Dana Milbank: Trump is a racist. The Democrats should stop calling him one.

Sen. Cory Booker, D-N.J., left, and South Bend Mayor Pete Buttigieg, right, try to respond to a question Thursday, Sept. 12, 2019, during a Democratic presidential primary debate hosted by ABC at Texas Southern University in Houston. (AP Photo/David J. Phillip)

Washington • President Trump is a horrendous racist. And it’s time for Democrats to stop calling him one.

Counterintuitive? Yes. But substantial evidence shows that labeling Trump “racist” backfires against Democrats. It energizes his supporters without providing any additional motivation to Democrats, and it drives soft partisans — voters who could be up for grabs in 2020 — into Trump’s arms.

This doesn’t mean letting Trump off the hook for being the racist he obviously is; I’ve been using the term for four years because it objectively describes him. But this means talking about his racism in a different way:

Say that he tears America apart by race and threatens our democracy.

Say that he pits Americans against each other by color and religion to distract from his cruelty.

Say that he enables and encourages white supremacists.

Democrats have a moral obligation to call out Trump's racist campaign. But they can't cry "racist" and assume that's the end of the argument.

"The term 'racist' itself has taken on this new meaning," says Duke University political scientist Ashley Jardina, author of the 2019 book "White Identity Politics." "It's become a politicized term. ... Crying racism is seen as crying wolf." In research done during the 2016 campaign, Jardina found out that when voters were read a statement saying some people oppose Trump "because he supports racism," voters with high levels of racial resentment became overwhelmingly more supportive of Trump. Interestingly, the term "white supremacist" doesn't backfire the way "racist" does.

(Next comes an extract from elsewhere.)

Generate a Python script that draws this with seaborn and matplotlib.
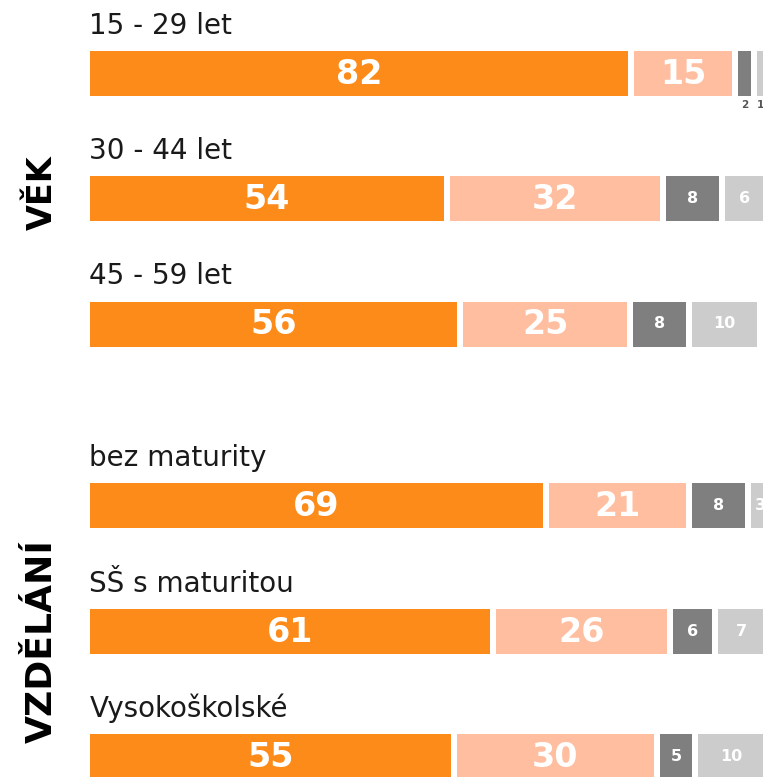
import matplotlib
matplotlib.use('Agg')
import matplotlib.pyplot as plt
import numpy as np
import pandas as pd
import seaborn as sns

# data
rows = ['15 - 29 let', '30 - 44 let', '45 - 59 let',
        'bez maturity', 'SŠ s maturitou', 'Vysokoškolské']
groups = ['VĚK', 'VĚK', 'VĚK', 'VZDĚLÁNÍ', 'VZDĚLÁNÍ', 'VZDĚLÁNÍ']
s1 = [82, 54, 56, 69, 61, 55]
s2 = [15, 32, 25, 21, 26, 30]
s3 = [2, 8, 8, 8, 6, 5]
s4 = [1, 6, 10, 3, 7, 10]
series = [s1, s2, s3, s4]
colors = ['#FD8B19', '#FFBE9F', '#7F7F7F', '#CCCCCC']

sns.set_theme(style='white')
plt.rcParams['font.family'] = ['DejaVu Sans']

fig = plt.figure(figsize=(7.63, 7.77), dpi=100)
ax = fig.add_axes([0, 0, 1, 1])

# layout (y in pixel-like units, top = 0)
step = 125.5
group_extra = 56
ypos = np.array([73 + i * step + (group_extra if g == 'VZDĚLÁNÍ' else 0)
                 for i, g in enumerate(groups)])
bar_h = 45
gap = 0.915

df = pd.DataFrame({'row': rows, 'pos': ypos})
lefts = np.zeros(len(rows))
for k, (vals, col) in enumerate(zip(series, colors)):
    df['value'] = vals
    sns.barplot(data=df, x='value', y='pos', orient='h', native_scale=True,
                color=col, saturation=1, errorbar=None, width=bar_h / step,
                left=lefts, linewidth=0, ax=ax)
    for rect, v in zip(ax.containers[-1], vals):
        cx = rect.get_x() + rect.get_width() / 2
        cy = rect.get_y() + rect.get_height() / 2
        if v >= 15:
            ax.text(cx, cy + 1, str(v), color='white', fontsize=24,
                    fontweight='bold', ha='center', va='center')
        elif v >= 3:
            ax.text(cx, cy, str(v), color='white', fontsize=11.5,
                    fontweight='bold', ha='center', va='center')
        else:
            ax.text(cx, max(rect.get_y(), rect.get_y() + rect.get_height()) + 9,
                    str(v), color='#555555', fontsize=7.5,
                    fontweight='bold', ha='center', va='center')
    lefts = lefts + np.array(vals) + gap

# row labels
for r, y in zip(rows, ypos):
    ax.text(-0.1, y - bar_h / 2 - 17, r, fontsize=20, color='#1a1a1a',
            ha='left', va='baseline')

# group labels
ax.text(-7.3, 193, 'VĚK', rotation=90, fontsize=24, fontweight='bold',
        color='black', ha='center', va='center')
ax.text(-7.3, 641, 'VZDĚLÁNÍ', rotation=90, fontsize=26, fontweight='bold',
        color='black', ha='center', va='center')

ax.set_xlim(-90 / 6.56, 673 / 6.56)
ax.set_ylim(777, 0)
ax.axis('off')

fig.savefig('out.png', dpi=100)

Labeling Trump racist "tends to make more racially resentful whites angry," Jardina tells me. "They hold more strongly the attitudes they have about racial policies, including doubling down on their support for Donald Trump."

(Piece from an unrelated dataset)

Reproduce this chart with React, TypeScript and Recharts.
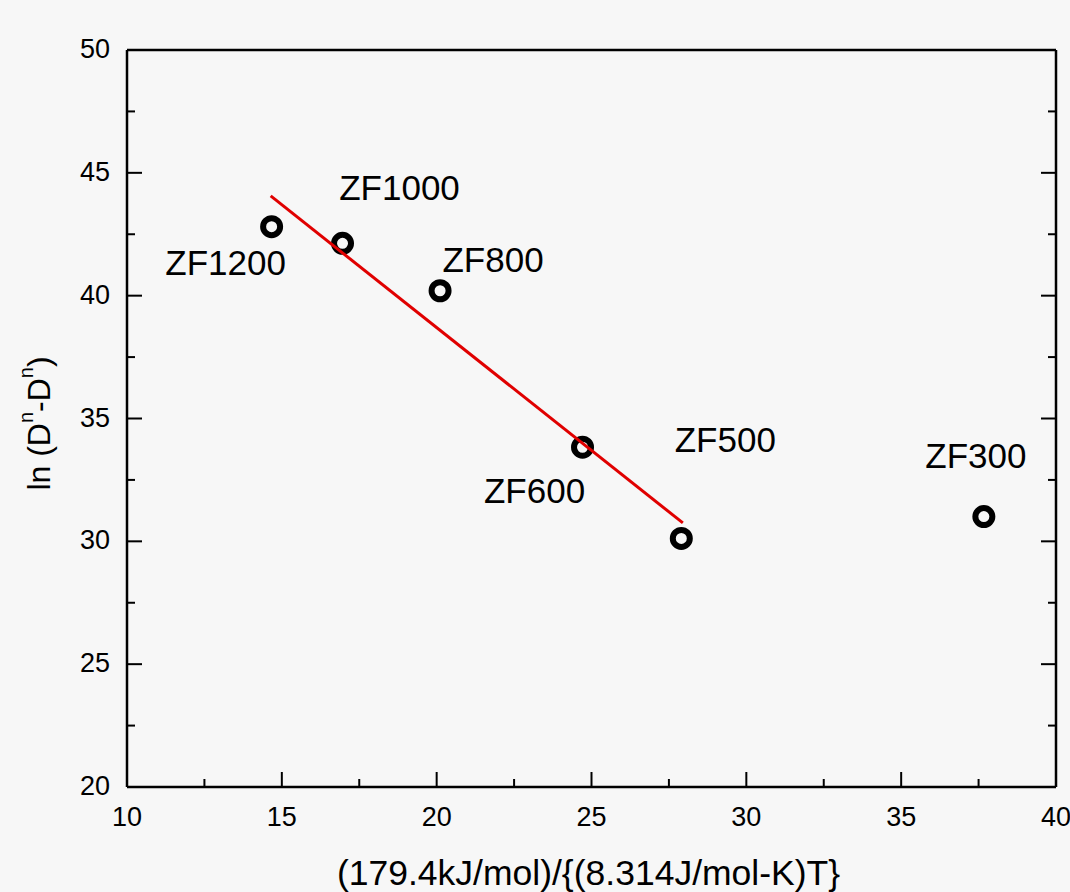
import { ScatterChart, Scatter, XAxis, YAxis } from 'recharts';

const sampleNames = ['ZF1200', 'ZF1000', 'ZF800', 'ZF600', 'ZF500', 'ZF300'];
const energyTerm = [14.67, 16.96, 20.11, 24.71, 27.9, 37.67];
const lnValues = [42.81, 42.13, 40.2, 33.83, 30.12, 31.01];

// end points of the linear fit (ZF1200..ZF500)
const fitX = [14.64, 27.95];
const fitY = [44.06, 30.75];

const xMajorTicks = [10, 15, 20, 25, 30, 35, 40];
const xMinorTicks = [12.5, 17.5, 22.5, 27.5, 32.5, 37.5];
const yMajorTicks = [20, 25, 30, 35, 40, 45, 50];
const yMinorTicks = [22.5, 27.5, 32.5, 37.5, 42.5, 47.5];

// label placement relative to each marker, in px: [dx, dy of baseline]
const labelOffsets: Record<string, [number, number]> = {
  ZF1200: [-46, 48],
  ZF1000: [57, -43],
  ZF800: [53, -19],
  ZF600: [-48, 56],
  ZF500: [44, -86],
  ZF300: [-8, -49],
};

const points = sampleNames.map((name, i) => ({ name, x: energyTerm[i], y: lnValues[i] }));
const fitLine = fitX.map((x, i) => ({ x, y: fitY[i] }));

const xTicks = [...xMajorTicks, ...xMinorTicks].sort((a, b) => a - b);
const yTicks = [...yMajorTicks, ...yMinorTicks].sort((a, b) => a - b);

const FONT = '"Liberation Sans", Arial, sans-serif';
const MAJOR = 15;
const MINOR = 8;

const BottomTick = ({ x, y, payload }: any) => {
  const major = xMajorTicks.includes(payload.value);
  return (
    <g>
      <line x1={x} x2={x} y1={y} y2={y - (major ? MAJOR : MINOR)} stroke="#000" strokeWidth={2} />
      {major && (
        <text x={x} y={y + 39} textAnchor="middle" fontSize={27} fontFamily={FONT} fill="#000">
          {payload.value}
        </text>
      )}
    </g>
  );
};

const TopTick = ({ x, y, payload }: any) => {
  const major = xMajorTicks.includes(payload.value);
  return <line x1={x} x2={x} y1={y} y2={y + (major ? MAJOR : MINOR)} stroke="#000" strokeWidth={2} />;
};

const LeftTick = ({ x, y, payload }: any) => {
  const major = yMajorTicks.includes(payload.value);
  return (
    <g>
      <line x1={x} x2={x + (major ? MAJOR : MINOR)} y1={y} y2={y} stroke="#000" strokeWidth={2} />
      {major && (
        <text x={x - 17} y={y + 8} textAnchor="end" fontSize={27} fontFamily={FONT} fill="#000">
          {payload.value}
        </text>
      )}
    </g>
  );
};

const RightTick = ({ x, y, payload }: any) => {
  const major = yMajorTicks.includes(payload.value);
  return <line x1={x} x2={x - (major ? MAJOR : MINOR)} y1={y} y2={y} stroke="#000" strokeWidth={2} />;
};

const Marker = (props: any) => {
  const { cx, cy, payload } = props;
  const [dx, dy] = labelOffsets[payload.name] || [0, -30];
  return (
    <g>
      <circle cx={cx} cy={cy} r={8.5} fill="none" stroke="#000" strokeWidth={6} />
      <text x={cx + dx} y={cy + dy} textAnchor="middle" fontSize={35} fontFamily={FONT} fill="#000">
        {payload.name}
      </text>
    </g>
  );
};

const XLabel = (props: any) => {
  const vb = props.viewBox;
  return (
    <text x={vb.x + vb.width / 2 - 3} y={vb.y + 98} textAnchor="middle" fontSize={35.5} fontFamily={FONT} fill="#000">
      (179.4kJ/mol)/{'{'}(8.314J/mol-K)T{'}'}
    </text>
  );
};

const YLabel = (props: any) => {
  const vb = props.viewBox;
  const cx = vb.x + 39;
  const cy = vb.y + vb.height / 2 + 5;
  return (
    <text
      x={cx}
      y={cy}
      transform={`rotate(-90, ${cx}, ${cy})`}
      textAnchor="middle"
      dominantBaseline="central"
      fontSize={32}
      fontFamily={FONT}
      fill="#000"
    >
      ln (D<tspan dy={-13} fontSize={20}>n</tspan>
      <tspan dy={13}>-D</tspan>
      <tspan dy={-13} fontSize={20}>n</tspan>
      <tspan dy={13}>)</tspan>
    </text>
  );
};

export default function App() {
  return (
    <div style={{ position: 'absolute', left: 0, top: 0, width: 1070, height: 892, background: '#f7f7f7' }}>
      <ScatterChart width={1070} height={892} margin={{ top: 0, right: 0, bottom: 0, left: 0 }}>
        <XAxis
          type="number"
          dataKey="x"
          domain={[10, 40]}
          ticks={xTicks}
          interval={0}
          height={105}
          tickSize={0}
          tickMargin={0}
          tickLine={false}
          tick={<BottomTick />}
          axisLine={{ stroke: '#000', strokeWidth: 2.5 }}
          allowDataOverflow
          label={XLabel}
        />
        <XAxis
          xAxisId="top"
          orientation="top"
          type="number"
          domain={[10, 40]}
          ticks={xTicks}
          interval={0}
          height={50}
          tickSize={0}
          tickMargin={0}
          tickLine={false}
          tick={<TopTick />}
          axisLine={{ stroke: '#000', strokeWidth: 2.5 }}
          allowDataOverflow
        />
        <YAxis
          type="number"
          dataKey="y"
          domain={[20, 50]}
          ticks={yTicks}
          interval={0}
          width={127}
          tickSize={0}
          tickMargin={0}
          tickLine={false}
          tick={<LeftTick />}
          axisLine={{ stroke: '#000', strokeWidth: 2.5 }}
          allowDataOverflow
          label={YLabel}
        />
        <YAxis
          yAxisId="right"
          orientation="right"
          type="number"
          domain={[20, 50]}
          ticks={yTicks}
          interval={0}
          width={14}
          tickSize={0}
          tickMargin={0}
          tickLine={false}
          tick={<RightTick />}
          axisLine={{ stroke: '#000', strokeWidth: 2.5 }}
          allowDataOverflow
        />
        <Scatter data={points} shape={<Marker />} isAnimationActive={false} />
        <Scatter
          data={fitLine}
          line={{ stroke: '#e00000', strokeWidth: 3 }}
          shape={() => <g />}
          isAnimationActive={false}
        />
      </ScatterChart>
    </div>
  );
}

These findings were confirmed in polling done by an alliance of progressive groups last month studying possible Democratic responses to Trump's immigration rhetoric about an "invasion" of criminals and drug smugglers. The research found that a response calling Trump racist decreased overall support for Democrats relative to Trump. A response saying Trump uses fear to divide by race worked substantially better. The competing messages produced no major differences among Democrats and independents, but the racism response played much worse among white, non-college-educated voters and soft partisans. The racism response was especially damaging to Democrats after voters were shown an anti-immigration video with Trumpian themes. (Disclosure: my wife is a partner at the firm that conducted the polling.)

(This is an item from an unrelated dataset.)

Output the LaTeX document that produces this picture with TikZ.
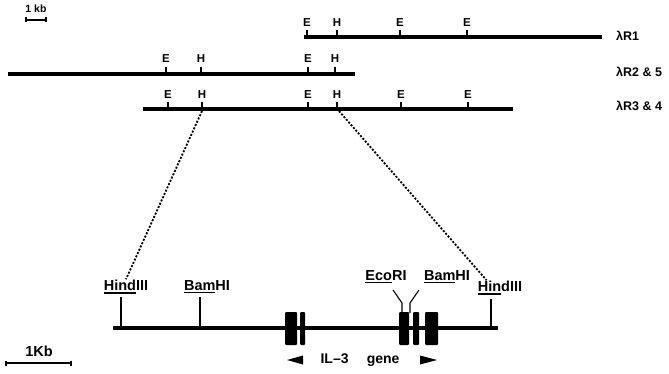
\documentclass[tikz,border=0pt]{standalone}
\usepackage{fontspec}
\setmainfont{Liberation Sans}
\usetikzlibrary{arrows.meta}

% part of a name set with a bar under it
\newcommand{\ulpart}[1]{\setbox0\hbox{#1}\rlap{\rule[-2.6pt]{\wd0}{1.4pt}}\box0}

\begin{document}
\begin{tikzpicture}[
  x=1pt, y=-1pt,
  clone/.style={line width=4.2pt},
  gene/.style={line width=4.6pt},
  tick/.style={line width=1.8pt},
  cut/.style={line width=1.1pt},
  site/.style={inner sep=0pt, font=\bfseries\fontsize{11.5}{11}\selectfont},
  enz/.style={inner sep=1pt, font=\bfseries\fontsize{14.5}{14}\selectfont},
  tag/.style={anchor=west, inner sep=0pt, font=\bfseries\fontsize{12.5}{12}\selectfont},
  link/.style={line width=1.8pt, dash pattern=on 2pt off 1.6pt},
  exon/.style={fill=black, rounded corners=1pt},
  bar/.style={line width=1.6pt, {Bar[width=5pt]}-{Bar[width=5pt]}}
]
  \useasboundingbox (0,0) rectangle (669,374);

  % scale of the phage clones
  \node[site, font=\bfseries\fontsize{10.5}{10}\selectfont] (kbtop) at (36,9) {1 kb};
  \coordinate (kb1) at (25,20);
  \coordinate (kb2) at (47,20);
  \draw[bar] (kb1) -- (kb2);

  % the three clones
  \coordinate (r1a) at (304,37);  \coordinate (r1b) at (602,37);
  \coordinate (r2a) at (8,74);    \coordinate (r2b) at (355,74);
  \coordinate (r3a) at (143,109); \coordinate (r3b) at (513,109);
  \draw[clone] (r1a) -- (r1b);
  \draw[clone] (r2a) -- (r2b);
  \draw[clone] (r3a) -- (r3b);
  \node[tag] (lr1) at (616,36) {λR1};
  \node[tag] (lr2) at (616,72) {λR2 \& 5};
  \node[tag] (lr3) at (616,106) {λR3 \& 4};

  \foreach \x/\l in {307/E, 337/H, 400/E, 467/E} {
    \node[site] at (\x,23) {\l};
    \draw[tick] (\x,30) -- (\x,37);
  }
  \foreach \x/\l in {166/E, 201/H, 308/E, 335/H} {
    \node[site] at (\x,59) {\l};
    \draw[tick] (\x,67) -- (\x,74);
  }
  \foreach \x/\l in {168/E, 202/H, 308/E, 337/H, 401/E, 468/E} {
    \node[site] at (\x,95) {\l};
    \draw[tick] (\x,102) -- (\x,109);
  }
  \coordinate (hl) at (202,111);
  \coordinate (hr) at (339,111);

  % the HindIII fragment
  \coordinate (ga) at (113,328);
  \coordinate (gb) at (498,328);
  \draw[gene] (ga) -- (gb);

  \node[enz] (hindL) at (126,287) {\ulpart{Hind}III};
  \node[enz] (bamL) at (207,287) {\ulpart{Bam}HI};
  \node[enz] (eco) at (386,277) {\ulpart{Eco}RI};
  \node[enz] (bamR) at (447,277) {\ulpart{Bam}HI};
  \node[enz] (hindR) at (500,288) {\ulpart{Hin}dIII};

  \draw[cut] (121,297) -- (121,328);
  \draw[cut] (200,297) -- (200,328);
  \draw[cut] (491,299) -- (491,328);
  \draw[cut] (393,290) -- (402,303) -- (402,313);
  \draw[cut] (419,290) -- (410,303) -- (410,313);

  \draw[link] (hl) -- (hindL.north);
  \draw[link] (hr) -- (hindR.150);

  % exons
  \foreach \a/\b in {285/297, 300/305, 399/409, 413/419, 425/438}
    \fill[exon] (\a,312) rectangle (\b,345);

  % direction of the gene
  \fill (287,360) -- (303,355.5) -- (303,364.5) -- cycle;
  \fill (437,360) -- (420,355.5) -- (420,364.5) -- cycle;
  \node[enz, font=\bfseries\fontsize{14}{13}\selectfont] (il3) at (360,360) {IL--3\hspace{1.3em}gene};

  % scale of the map
  \node[enz] (kbbot) at (39,351) {1Kb};
  \coordinate (kb3) at (5,363);
  \coordinate (kb4) at (72,363);
  \draw[bar] (kb3) -- (kb4);
\end{tikzpicture}
\end{document}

The problem with the specific term "racist" can be seen in yet another study done by a trio of Harvard University researchers. Writing last month for The Washington Post's Monkey Cage blog, which is written by academics, they reported that Republicans were two to three times more likely to reject the label "racist" for racially charged attitudes than Democrats (and most independents). Most Republicans don't regard flying the Confederate battle flag as racist for example, and a third of Republicans reject the notion that it's racist to use "a word about a racial group some see as offensive." More than 80% of Republicans say voting for Trump is not racist.

If Democrats tell them otherwise, they'll only dig in deeper.

This isn't to say Democrats should avoid the subject of racism. To the contrary, ignoring it could depress core Democratic voters, particularly non-white voters.

“People of color really want to see somebody go after Trump,” says Christopher Sebastian Parker, a University of Washington specialist in race and politics. The key to making the attack on Trump resonate for independent voters is to make it more than name-calling.

“If you say his racism is a threat to democracy and our lives as Americans, that will turn them against him,” he argues. “It cannot be divorced from something more substantive: him as a threat to American identity or a threat to American institutions.”

Some of the Democratic presidential candidates in Thursday night's debate in Houston got it right; others fell into the "racist" trap.

New Jersey Sen. Cory Booker used the term but at least gave it context: "We know Donald Trump's a racist, but there is no red badge of courage for calling him that. Racism exists. The question isn't who isn't a racist. It's who is and isn't doing something about racism."

But South Bend, Ind., Mayor Pete Buttigieg probably invited backlash when he was asked if the people who support Trump and his immigration policy are racists. "Anyone who supports this is supporting racism," he said.

I agree with him. But for Democrats to talk that way is counterproductive.